Fairtrade has been under pressure recently, with companies like Sainsbury’s and Cadbury moving away from the official organisation in favour of their own offerings. But Tranchell believes there is still an important role for independent verification of claims in this area.

“It is inappropriate for big corporations to mark their own homework, which is sort of what they’re wanting us to believe. It’s very important to have third-party verification and Fairtrade, among a proliferation of ethical marks, is the only one that’s saying ‘actually those people in developing countries need to be paid properly if they’re going to have better lives and invest in their communities and their future’. It’s the only one saying the unsayable, that to stop poor people being poor you pay them more,” she says.

“We can do all the dancing around the edges, protect the rainforest, which is very important, but you’ve got to pay people more and Fairtrade is the Ronseal of certifications. It does what it says on the tin. It pays people properly and it lets them make decisions about the extra money they get and that’s as important now as it was 25 years ago.”

READ MORE: Is this the beginning of the end for Fairtrade?

While Divine now has a strong brand and sales in the UK and USA, Tranchell is keen to expand its footprint globally. It recently bought a distributor in Sweden and has “nice sales” in Scandinavia, Canada and South Korea but sees potential in new markets such as Japan.

It is also looking at how it can bring its model to other farms. It has just launched a new organic range with farmers from São Tomé, an island off the coast of West Africa, the first time it has worked with farmers other than the ones in Ghana.

“We’ve got some really exciting potential in what the future looks like helping build farmer organisations but also helping them come together to learn from each other,” concludes Tranchell.

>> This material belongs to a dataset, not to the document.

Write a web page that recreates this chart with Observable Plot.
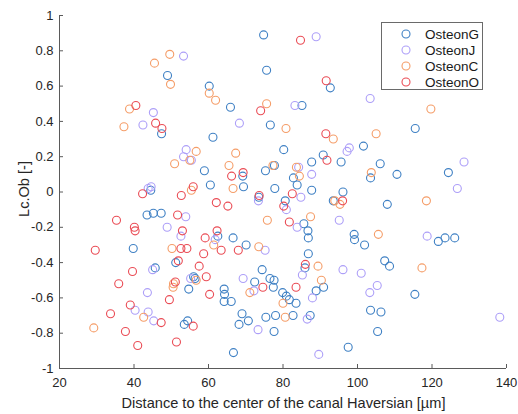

“There’s also some fantastic initiatives around what doing things differently looks like. Aardman [Animations] giving shares to employees, [organic vegetable firm] Riverford doing the same thing, and Lush. 20 years ago that was pretty unimaginable. These are successful British companies that rather than just enhancing the wealth of shareholders are recognising what their employees are bringing and that [the company] is probably safer in their hands than it will be in anyone else’s.”